Ma questo si può dire di un qualsiasi ‘cafone’ di bella presenza e di buone maniere che, vestitosi con eleganza per partecipare a un pranzo di lusso, stia ben attento a usare sempre il coltello e la forchetta e a non mettersi mai le dita in bocca, cosa che invece un vero signore potrà anche fare con disinvoltura.
La parte più viva e memorabile del romanzo mi sembra la descrizione del lavoro in un grande albergo di lusso, con le inimmaginabili divisioni gerarchiche e di casta fra i vari ruoli e mansioni. Krull, cominciando come addetto agli ascensori, non ha nemmeno il permesso di affacciarsi nella hall, dove soggiorna la elegante clientela; e quando passa a fare il cameriere, il suo compito iniziale è soltanto quello di raccogliere dai piatti sporchi gli avanzi dei cibi. Queste pagine fanno venire in mente Dickens.

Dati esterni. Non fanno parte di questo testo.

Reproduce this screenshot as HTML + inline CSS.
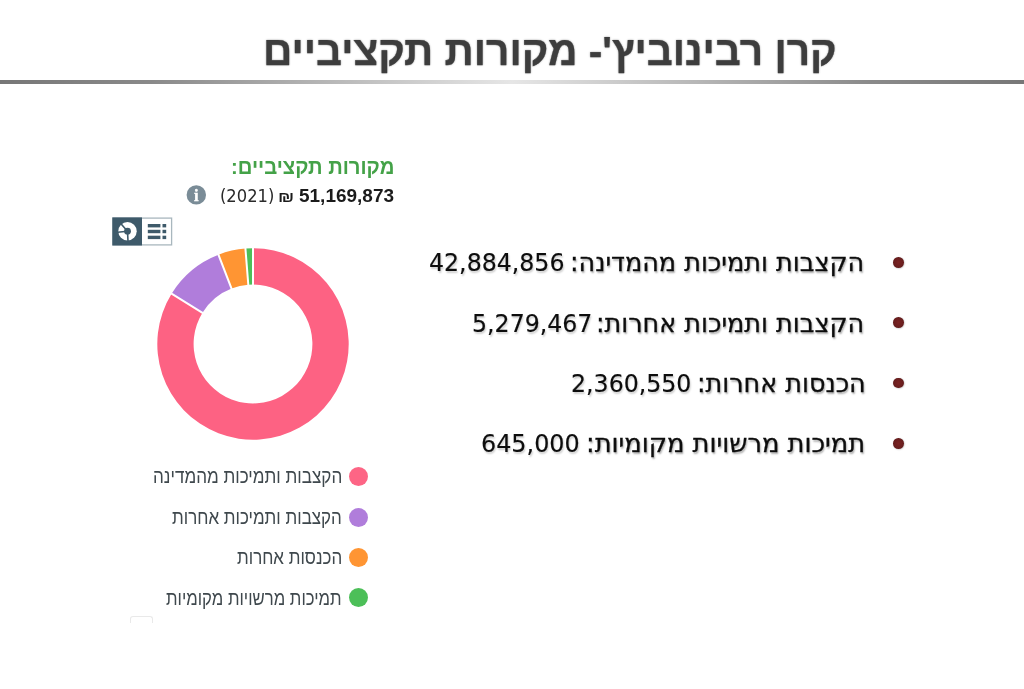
<!DOCTYPE html>
<html lang="he">
<head>
<meta charset="utf-8">
<title>קרן רבינוביץ' - מקורות תקציביים</title>
<style>
html,body{margin:0;padding:0;background:#fff;}
body{width:1024px;height:689px;position:relative;overflow:hidden;font-family:"Liberation Sans","DejaVu Sans",sans-serif;}
.abs{position:absolute;white-space:nowrap;line-height:1;}
.rtl{direction:rtl;unicode-bidi:embed;}
#rule{left:0;top:80.2px;width:1024px;height:4.2px;background:linear-gradient(to right,#777 0%,#8a8a8a 15%,#e6e6e6 50%,#8a8a8a 85%,#777 100%);filter:blur(.5px);}
.dot{position:absolute;left:349px;width:19px;height:19px;border-radius:50%;}
.bul{position:absolute;left:893px;width:10.6px;height:10.6px;border-radius:50%;background:radial-gradient(circle at 50% 50%,#7a2222 0%,#6a1e1e 55%,#521a1a 100%);box-shadow:.5px .5px 1.5px rgba(0,0,0,.25);}
</style>
</head>
<body>
<div id="title" class="abs rtl" style="left:263.49px;top:31.02px;font-family:'Liberation Sans','DejaVu Sans',sans-serif;font-weight:bold;font-size:40.5px;color:#3d3d3d;transform:scaleX(1.0044);transform-origin:0 0;text-shadow:0 0 2px rgba(0,0,0,.45);-webkit-text-stroke:.25px #3d3d3d;">קרן רבינוביץ'- מקורות תקציביים</div>
<div id="h2" class="abs rtl" style="left:230.78px;top:156.21px;font-family:'Liberation Sans','DejaVu Sans',sans-serif;font-weight:bold;font-size:21.08px;color:#44a248;transform:scaleX(0.9611);transform-origin:0 0;">מקורות תקציביים:</div>
<div id="total" class="abs" style="left:299.30px;top:186.86px;font-family:'Liberation Sans','DejaVu Sans',sans-serif;font-weight:bold;font-size:18.71px;color:#1b1b1b;transform:scaleX(1.0161);transform-origin:0 0;">51,169,873</div>
<div id="shek" class="abs" style="left:278.48px;top:189.10px;font-family:'Liberation Sans','DejaVu Sans',sans-serif;font-weight:bold;font-size:15.0px;color:#1b1b1b;transform:scaleX(1.2182);transform-origin:0 0;">₪</div>
<div id="year" class="abs" style="left:219.66px;top:187.77px;font-family:'DejaVu Sans','Liberation Sans',sans-serif;font-weight:normal;font-size:17.4px;color:#2a2a2a;transform:scaleX(0.9393);transform-origin:0 0;">(2021)</div>
<div id="l1" class="abs rtl" style="left:153.14px;top:467.31px;font-family:'Liberation Sans','DejaVu Sans',sans-serif;font-weight:normal;font-size:19.83px;color:#3f484d;transform:scaleX(0.8622);transform-origin:0 0;">הקצבות ותמיכות מהמדינה</div>
<div id="l2" class="abs rtl" style="left:172.30px;top:507.81px;font-family:'Liberation Sans','DejaVu Sans',sans-serif;font-weight:normal;font-size:19.83px;color:#3f484d;transform:scaleX(0.8569);transform-origin:0 0;">הקצבות ותמיכות אחרות</div>
<div id="l3" class="abs rtl" style="left:236.70px;top:548.31px;font-family:'Liberation Sans','DejaVu Sans',sans-serif;font-weight:normal;font-size:19.83px;color:#3f484d;transform:scaleX(0.8557);transform-origin:0 0;">הכנסות אחרות</div>
<div id="l4" class="abs rtl" style="left:166.40px;top:588.81px;font-family:'Liberation Sans','DejaVu Sans',sans-serif;font-weight:normal;font-size:19.83px;color:#3f484d;transform:scaleX(0.8440);transform-origin:0 0;">תמיכות מרשויות מקומיות</div>
<div id="r1" class="abs rtl" style="left:570.41px;top:249.43px;font-family:'DejaVu Sans','Liberation Sans',sans-serif;font-weight:normal;font-size:26.43px;color:#0d0d0d;transform:scaleX(0.9628);transform-origin:0 0;text-shadow:1px 1.5px 2px rgba(0,0,0,.34);-webkit-text-stroke:.3px #0d0d0d;">הקצבות ותמיכות מהמדינה:</div>
<div id="n1" class="abs" style="left:428.83px;top:251.34px;font-family:'DejaVu Sans','Liberation Sans',sans-serif;font-weight:normal;font-size:24.52px;color:#0d0d0d;transform:scaleX(0.9652);transform-origin:0 0;text-shadow:1px 1.5px 2px rgba(0,0,0,.2);-webkit-text-stroke:.15px #0d0d0d;">42,884,856</div>
<div id="r2" class="abs rtl" style="left:596.41px;top:309.73px;font-family:'DejaVu Sans','Liberation Sans',sans-serif;font-weight:normal;font-size:26.43px;color:#0d0d0d;transform:scaleX(0.9628);transform-origin:0 0;text-shadow:1px 1.5px 2px rgba(0,0,0,.34);-webkit-text-stroke:.3px #0d0d0d;">הקצבות ותמיכות אחרות:</div>
<div id="n2" class="abs" style="left:471.63px;top:311.64px;font-family:'DejaVu Sans','Liberation Sans',sans-serif;font-weight:normal;font-size:24.52px;color:#0d0d0d;transform:scaleX(0.9652);transform-origin:0 0;text-shadow:1px 1.5px 2px rgba(0,0,0,.2);-webkit-text-stroke:.15px #0d0d0d;">5,279,467</div>
<div id="r3" class="abs rtl" style="left:696.54px;top:370.03px;font-family:'DejaVu Sans','Liberation Sans',sans-serif;font-weight:normal;font-size:26.43px;color:#0d0d0d;transform:scaleX(0.9628);transform-origin:0 0;text-shadow:1px 1.5px 2px rgba(0,0,0,.34);-webkit-text-stroke:.3px #0d0d0d;">הכנסות אחרות:</div>
<div id="n3" class="abs" style="left:571.43px;top:371.94px;font-family:'DejaVu Sans','Liberation Sans',sans-serif;font-weight:normal;font-size:24.52px;color:#0d0d0d;transform:scaleX(0.9652);transform-origin:0 0;text-shadow:1px 1.5px 2px rgba(0,0,0,.2);-webkit-text-stroke:.15px #0d0d0d;">2,360,550</div>
<div id="r4" class="abs rtl" style="left:585.98px;top:430.43px;font-family:'DejaVu Sans','Liberation Sans',sans-serif;font-weight:normal;font-size:26.43px;color:#0d0d0d;transform:scaleX(0.9723);transform-origin:0 0;text-shadow:1px 1.5px 2px rgba(0,0,0,.34);-webkit-text-stroke:.3px #0d0d0d;">תמיכות מרשויות מקומיות:</div>
<div id="n4" class="abs" style="left:480.73px;top:432.34px;font-family:'DejaVu Sans','Liberation Sans',sans-serif;font-weight:normal;font-size:24.52px;color:#0d0d0d;transform:scaleX(0.9737);transform-origin:0 0;text-shadow:1px 1.5px 2px rgba(0,0,0,.2);-webkit-text-stroke:.15px #0d0d0d;">645,000</div>
<div id="rule" class="abs"></div>


<svg class="abs" style="left:186px;top:185px" width="21" height="21" viewBox="0 0 21 21">
<circle cx="10.3" cy="9.9" r="9.7" fill="#7a8c97"/>
<text x="10.3" y="15.6" font-family="'Liberation Serif','DejaVu Serif',serif" font-size="16.5" font-weight="bold" fill="#fff" stroke="#fff" stroke-width=".4" text-anchor="middle">i</text>
</svg>

<svg class="abs" style="left:112px;top:217px" width="61" height="29" viewBox="0 0 61 29">
<rect x="1" y="1.1" width="58.6" height="26.8" fill="#fff" stroke="#a9b7be" stroke-width="1.3"/>
<rect x="0.3" y="0.4" width="29.7" height="28.1" fill="#3e5a6a"/>
<circle cx="15.5" cy="14.2" r="9.2" fill="#fff"/>
<circle cx="15.5" cy="14.2" r="3.4" fill="#3e5a6a"/>
<path d="M15.5 14.2 L8.5 6.2 M15.5 14.2 L5.5 15.2 M15.5 14.2 L16 24.2" stroke="#3e5a6a" stroke-width="1.6" fill="none"/>
<g fill="#3e5a6a">
<rect x="35.8" y="7" width="12.6" height="3.4"/><rect x="50.5" y="7" width="3.7" height="3.4"/>
<rect x="35.8" y="12.8" width="12.6" height="3.4"/><rect x="50.5" y="12.8" width="3.7" height="3.4"/>
<rect x="35.8" y="18.7" width="12.6" height="3.4"/><rect x="50.5" y="18.7" width="3.7" height="3.4"/>
</g>
</svg>

<svg id="donut" class="abs" style="left:153.3px;top:243.6px" width="200" height="200" viewBox="-100 -100 200 200">
<path d="M0.00 -95.70A95.7 95.7 0 1 1 -81.41 -50.30L-50.53 -31.22A59.4 59.4 0 1 0 0.00 -59.40Z" fill="#fd6283"/>
<path d="M-81.41 -50.30A95.7 95.7 0 0 1 -34.52 -89.26L-21.43 -55.40A59.4 59.4 0 0 0 -50.53 -31.22Z" fill="#b07ddb"/>
<path d="M-34.52 -89.26A95.7 95.7 0 0 1 -7.57 -95.40L-4.70 -59.21A59.4 59.4 0 0 0 -21.43 -55.40Z" fill="#ff9533"/>
<path d="M-7.57 -95.40A95.7 95.7 0 0 1 -0.00 -95.70L-0.00 -59.40A59.4 59.4 0 0 0 -4.70 -59.21Z" fill="#4cbf58"/>
<path d="M0.00 -96.70L0.00 -58.40M-82.26 -50.83L-49.68 -30.70M-34.88 -90.19L-21.07 -54.47M-7.65 -96.40L-4.62 -58.22" stroke="#fff" stroke-width="2" fill="none"/>
</svg>

<div class="dot" style="top:467px;background:#fd6585"></div>
<div class="dot" style="top:508px;background:#b07ddb"></div>
<div class="dot" style="top:548px;background:#ff9533"></div>
<div class="dot" style="top:588px;background:#4cbf58"></div>

<div class="bul" style="top:257px"></div>
<div class="bul" style="top:317.4px"></div>
<div class="bul" style="top:377.7px"></div>
<div class="bul" style="top:438.1px"></div>

<div class="abs" style="left:130px;top:616px;width:21px;height:6px;border:1px solid #e9e9e9;border-bottom:none;border-radius:3px 3px 0 0;"></div>
</body>
</html>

Accanto all’albergo e ai personaggi che lo popolano, altrettanto memorabile è la vivida descrizione della corrida a cui Krull, impersonando il marchese di Venosta, assiste a Lisbona, ospite del professor Kuckuck e della sua famiglia.
Qui ci sono due elementi che mi sembrano caratteristici di Thomas Mann e che, in ultima analisi, coincidono formando un unico atteggiamento morale: la pietà fisica (o forse l'attrazione) verso il possente animale tormentato fino alla morte e il decadente estetismo nella descrizione di Ribeiro, il torero diciannovenne.
Non posso giudicare il vero stile del romanzo, ma nella traduzione italiana di Lavinia Mazzucchetti esso mi sembra molto prolisso e lento, pieno di descrizioni che sono molto spesso semplici elenchi e compilazioni, e abbondante di riflessioni e di moralità che si dimenticano un attimo dopo averle lette.
Ed è significativo che uno dei pochi pensieri veramente interessanti non sia per niente nuovo, ma ha una tradizione che risale perlomeno a Seneca:
“La cultura non la si conquista nella servile fatica, essa è un dono della libertà e dell’ozio esteriore; non la si raggiunge, ma la si respira…. Certo che per venir così plasmati bisogna essere di materia plasmabile. Nessuno afferra quel che già non possiede per nascita, e quello che ti è estraneo non lo potrai mai desiderare. Se uno è fabbricato in un legno scadente, non giungerà mai a vera cultura”.